#### What the task requires:
Beneath this line sits some data. Return only its lines from the one holding "Write a Python" through the one holding "ax.tick_params(length=0, colors=txt, labelsize=9.5, pad=9)", inclusive, exactly, with the images removed.

━━━━━━━━━━━━━━━━━━━━

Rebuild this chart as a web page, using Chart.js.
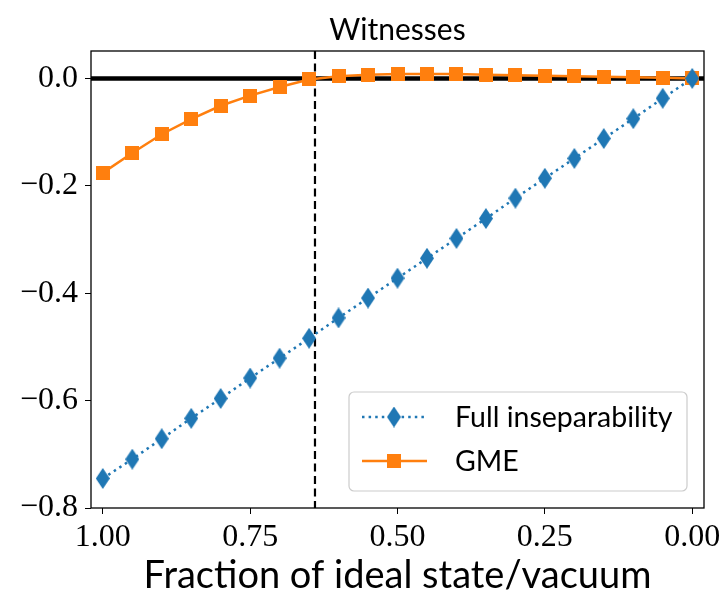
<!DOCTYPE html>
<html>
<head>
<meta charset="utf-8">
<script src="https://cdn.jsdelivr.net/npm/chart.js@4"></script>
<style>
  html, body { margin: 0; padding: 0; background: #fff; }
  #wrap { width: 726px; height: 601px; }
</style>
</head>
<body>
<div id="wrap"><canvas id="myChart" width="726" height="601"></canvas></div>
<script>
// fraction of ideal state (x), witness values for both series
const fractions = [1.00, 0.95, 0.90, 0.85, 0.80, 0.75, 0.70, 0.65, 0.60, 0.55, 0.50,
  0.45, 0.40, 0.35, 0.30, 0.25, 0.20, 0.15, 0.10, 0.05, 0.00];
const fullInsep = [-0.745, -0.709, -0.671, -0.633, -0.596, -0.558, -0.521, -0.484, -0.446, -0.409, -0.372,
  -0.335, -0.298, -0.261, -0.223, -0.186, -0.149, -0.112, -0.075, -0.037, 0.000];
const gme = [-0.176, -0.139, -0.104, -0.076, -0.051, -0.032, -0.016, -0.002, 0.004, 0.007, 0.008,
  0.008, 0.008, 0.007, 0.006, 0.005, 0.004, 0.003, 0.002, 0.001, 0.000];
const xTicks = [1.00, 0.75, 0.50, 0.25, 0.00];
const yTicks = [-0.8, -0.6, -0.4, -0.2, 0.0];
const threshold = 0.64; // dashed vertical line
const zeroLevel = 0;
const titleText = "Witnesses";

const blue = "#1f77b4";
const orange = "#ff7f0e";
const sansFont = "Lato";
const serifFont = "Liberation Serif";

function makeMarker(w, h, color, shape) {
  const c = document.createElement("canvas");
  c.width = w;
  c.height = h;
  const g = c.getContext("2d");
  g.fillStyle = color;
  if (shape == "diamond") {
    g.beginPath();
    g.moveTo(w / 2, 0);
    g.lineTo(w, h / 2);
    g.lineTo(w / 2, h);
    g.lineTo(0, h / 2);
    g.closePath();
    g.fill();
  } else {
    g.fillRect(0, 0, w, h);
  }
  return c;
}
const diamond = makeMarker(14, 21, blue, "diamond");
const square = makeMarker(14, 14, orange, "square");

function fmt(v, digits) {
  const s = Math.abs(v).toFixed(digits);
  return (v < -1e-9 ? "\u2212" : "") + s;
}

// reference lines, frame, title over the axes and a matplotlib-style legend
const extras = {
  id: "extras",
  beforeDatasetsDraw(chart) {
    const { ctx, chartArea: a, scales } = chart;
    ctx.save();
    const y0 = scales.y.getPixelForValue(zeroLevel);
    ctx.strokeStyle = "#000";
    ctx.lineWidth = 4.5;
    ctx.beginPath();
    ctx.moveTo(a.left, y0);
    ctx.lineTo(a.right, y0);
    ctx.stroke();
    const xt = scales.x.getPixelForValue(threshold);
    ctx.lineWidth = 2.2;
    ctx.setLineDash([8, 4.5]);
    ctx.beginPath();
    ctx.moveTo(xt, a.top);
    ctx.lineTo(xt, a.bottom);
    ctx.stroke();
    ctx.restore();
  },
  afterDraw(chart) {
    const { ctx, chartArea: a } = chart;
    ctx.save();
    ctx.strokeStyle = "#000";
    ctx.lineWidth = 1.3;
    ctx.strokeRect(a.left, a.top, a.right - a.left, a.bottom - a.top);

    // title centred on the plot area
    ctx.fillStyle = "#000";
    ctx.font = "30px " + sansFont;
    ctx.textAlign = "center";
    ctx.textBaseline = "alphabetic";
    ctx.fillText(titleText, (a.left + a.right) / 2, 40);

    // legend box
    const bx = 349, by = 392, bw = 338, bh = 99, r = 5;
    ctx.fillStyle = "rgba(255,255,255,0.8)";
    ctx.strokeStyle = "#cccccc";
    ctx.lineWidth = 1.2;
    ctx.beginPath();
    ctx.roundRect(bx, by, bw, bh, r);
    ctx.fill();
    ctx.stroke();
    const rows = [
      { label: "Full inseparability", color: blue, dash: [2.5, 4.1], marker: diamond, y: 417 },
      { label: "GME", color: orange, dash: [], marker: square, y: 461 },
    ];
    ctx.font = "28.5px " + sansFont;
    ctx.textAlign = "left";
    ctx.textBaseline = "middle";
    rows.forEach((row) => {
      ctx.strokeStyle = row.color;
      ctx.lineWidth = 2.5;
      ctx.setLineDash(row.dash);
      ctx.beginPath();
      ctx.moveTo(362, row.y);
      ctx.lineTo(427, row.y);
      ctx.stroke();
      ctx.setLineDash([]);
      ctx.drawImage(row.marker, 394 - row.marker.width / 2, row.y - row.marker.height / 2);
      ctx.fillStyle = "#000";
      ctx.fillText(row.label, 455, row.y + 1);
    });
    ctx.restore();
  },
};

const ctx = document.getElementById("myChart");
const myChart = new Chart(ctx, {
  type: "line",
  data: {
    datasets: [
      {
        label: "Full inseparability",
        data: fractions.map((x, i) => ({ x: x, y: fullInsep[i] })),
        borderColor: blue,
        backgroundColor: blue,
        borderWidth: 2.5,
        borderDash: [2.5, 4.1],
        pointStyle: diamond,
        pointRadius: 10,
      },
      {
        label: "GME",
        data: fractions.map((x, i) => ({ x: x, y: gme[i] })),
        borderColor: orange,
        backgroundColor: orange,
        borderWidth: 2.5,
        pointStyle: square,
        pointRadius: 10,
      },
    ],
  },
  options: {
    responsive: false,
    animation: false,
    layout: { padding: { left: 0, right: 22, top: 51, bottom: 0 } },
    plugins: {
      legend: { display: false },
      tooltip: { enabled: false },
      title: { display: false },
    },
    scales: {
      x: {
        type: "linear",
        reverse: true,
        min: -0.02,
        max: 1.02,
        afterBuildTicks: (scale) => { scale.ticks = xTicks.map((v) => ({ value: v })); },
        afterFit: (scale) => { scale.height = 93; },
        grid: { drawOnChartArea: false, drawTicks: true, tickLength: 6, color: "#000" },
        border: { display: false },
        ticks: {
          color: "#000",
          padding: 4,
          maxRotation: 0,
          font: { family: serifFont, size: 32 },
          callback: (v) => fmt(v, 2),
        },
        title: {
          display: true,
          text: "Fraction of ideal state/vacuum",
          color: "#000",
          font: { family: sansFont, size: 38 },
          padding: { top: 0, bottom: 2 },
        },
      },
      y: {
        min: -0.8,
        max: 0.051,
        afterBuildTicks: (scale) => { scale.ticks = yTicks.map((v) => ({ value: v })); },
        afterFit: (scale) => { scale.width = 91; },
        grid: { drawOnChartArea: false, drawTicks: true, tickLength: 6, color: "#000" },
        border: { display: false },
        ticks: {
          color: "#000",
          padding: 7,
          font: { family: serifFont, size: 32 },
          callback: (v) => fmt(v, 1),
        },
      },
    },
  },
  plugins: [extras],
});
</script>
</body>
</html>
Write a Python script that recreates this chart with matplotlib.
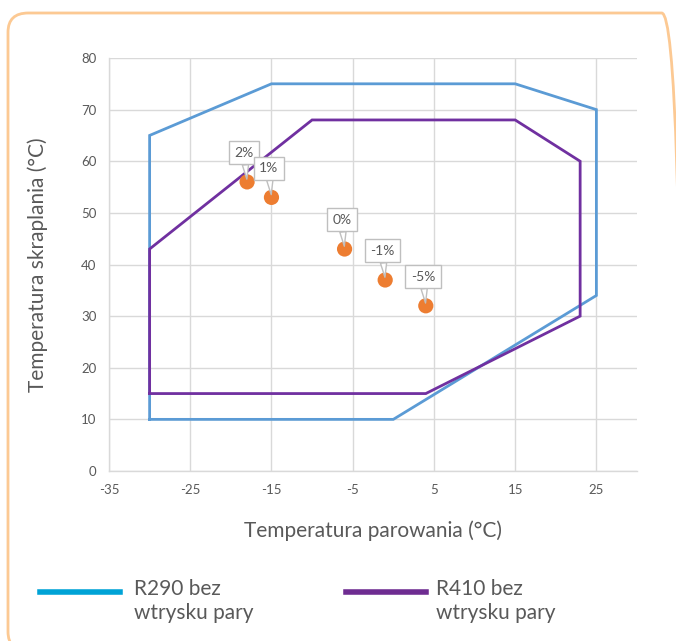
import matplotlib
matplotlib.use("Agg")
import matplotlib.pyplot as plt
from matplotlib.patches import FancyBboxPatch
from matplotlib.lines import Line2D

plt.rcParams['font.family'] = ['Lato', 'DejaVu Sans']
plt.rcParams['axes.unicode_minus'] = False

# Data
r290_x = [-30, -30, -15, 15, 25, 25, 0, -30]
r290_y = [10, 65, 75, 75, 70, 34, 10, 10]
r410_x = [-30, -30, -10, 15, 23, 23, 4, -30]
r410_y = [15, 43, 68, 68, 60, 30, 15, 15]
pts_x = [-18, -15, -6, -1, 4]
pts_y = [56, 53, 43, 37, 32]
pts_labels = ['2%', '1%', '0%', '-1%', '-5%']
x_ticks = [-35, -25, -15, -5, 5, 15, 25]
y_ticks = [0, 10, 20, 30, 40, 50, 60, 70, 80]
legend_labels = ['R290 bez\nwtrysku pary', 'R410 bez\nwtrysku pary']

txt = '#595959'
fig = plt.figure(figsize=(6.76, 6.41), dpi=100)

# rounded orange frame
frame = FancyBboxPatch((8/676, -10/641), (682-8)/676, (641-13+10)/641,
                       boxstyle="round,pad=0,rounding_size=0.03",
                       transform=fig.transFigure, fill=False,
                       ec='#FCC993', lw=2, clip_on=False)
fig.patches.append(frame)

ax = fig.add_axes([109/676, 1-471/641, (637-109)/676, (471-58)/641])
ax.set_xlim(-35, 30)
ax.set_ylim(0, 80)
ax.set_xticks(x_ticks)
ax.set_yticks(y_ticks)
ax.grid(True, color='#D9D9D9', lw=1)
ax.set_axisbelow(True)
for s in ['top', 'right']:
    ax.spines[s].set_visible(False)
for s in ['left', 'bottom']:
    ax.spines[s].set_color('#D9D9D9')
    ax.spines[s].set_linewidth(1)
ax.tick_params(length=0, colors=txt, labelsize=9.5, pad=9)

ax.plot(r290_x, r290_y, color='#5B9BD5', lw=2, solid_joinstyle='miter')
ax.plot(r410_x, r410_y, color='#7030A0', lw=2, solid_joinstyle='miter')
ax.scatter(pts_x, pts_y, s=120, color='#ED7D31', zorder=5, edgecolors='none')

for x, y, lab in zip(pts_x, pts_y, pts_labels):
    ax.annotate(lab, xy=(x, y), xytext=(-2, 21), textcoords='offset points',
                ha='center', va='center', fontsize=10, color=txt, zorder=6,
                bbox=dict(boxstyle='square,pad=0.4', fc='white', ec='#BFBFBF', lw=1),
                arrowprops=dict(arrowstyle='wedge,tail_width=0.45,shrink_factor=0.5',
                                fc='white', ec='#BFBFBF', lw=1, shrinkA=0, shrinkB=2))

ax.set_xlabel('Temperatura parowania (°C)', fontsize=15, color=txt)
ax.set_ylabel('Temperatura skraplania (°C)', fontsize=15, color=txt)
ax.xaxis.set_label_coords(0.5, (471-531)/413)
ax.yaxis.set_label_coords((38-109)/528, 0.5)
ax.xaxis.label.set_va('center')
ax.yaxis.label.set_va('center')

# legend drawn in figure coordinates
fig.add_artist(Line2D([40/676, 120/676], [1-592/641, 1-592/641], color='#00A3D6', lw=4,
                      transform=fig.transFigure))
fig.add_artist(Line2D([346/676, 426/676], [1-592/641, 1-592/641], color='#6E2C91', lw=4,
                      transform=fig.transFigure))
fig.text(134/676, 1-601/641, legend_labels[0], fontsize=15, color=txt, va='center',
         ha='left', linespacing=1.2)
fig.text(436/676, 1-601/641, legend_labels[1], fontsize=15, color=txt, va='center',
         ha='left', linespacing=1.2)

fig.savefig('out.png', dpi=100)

━━━━━━━━━━━━━━━━━━━━

#### Solution to this exercise:
Write a Python script that recreates this chart with matplotlib.
import matplotlib
matplotlib.use("Agg")
import matplotlib.pyplot as plt
from matplotlib.patches import FancyBboxPatch
from matplotlib.lines import Line2D

plt.rcParams['font.family'] = ['Lato', 'DejaVu Sans']
plt.rcParams['axes.unicode_minus'] = False

# Data
r290_x = [-30, -30, -15, 15, 25, 25, 0, -30]
r290_y = [10, 65, 75, 75, 70, 34, 10, 10]
r410_x = [-30, -30, -10, 15, 23, 23, 4, -30]
r410_y = [15, 43, 68, 68, 60, 30, 15, 15]
pts_x = [-18, -15, -6, -1, 4]
pts_y = [56, 53, 43, 37, 32]
pts_labels = ['2%', '1%', '0%', '-1%', '-5%']
x_ticks = [-35, -25, -15, -5, 5, 15, 25]
y_ticks = [0, 10, 20, 30, 40, 50, 60, 70, 80]
legend_labels = ['R290 bez\nwtrysku pary', 'R410 bez\nwtrysku pary']

txt = '#595959'
fig = plt.figure(figsize=(6.76, 6.41), dpi=100)

# rounded orange frame
frame = FancyBboxPatch((8/676, -10/641), (682-8)/676, (641-13+10)/641,
                       boxstyle="round,pad=0,rounding_size=0.03",
                       transform=fig.transFigure, fill=False,
                       ec='#FCC993', lw=2, clip_on=False)
fig.patches.append(frame)

ax = fig.add_axes([109/676, 1-471/641, (637-109)/676, (471-58)/641])
ax.set_xlim(-35, 30)
ax.set_ylim(0, 80)
ax.set_xticks(x_ticks)
ax.set_yticks(y_ticks)
ax.grid(True, color='#D9D9D9', lw=1)
ax.set_axisbelow(True)
for s in ['top', 'right']:
    ax.spines[s].set_visible(False)
for s in ['left', 'bottom']:
    ax.spines[s].set_color('#D9D9D9')
    ax.spines[s].set_linewidth(1)
ax.tick_params(length=0, colors=txt, labelsize=9.5, pad=9)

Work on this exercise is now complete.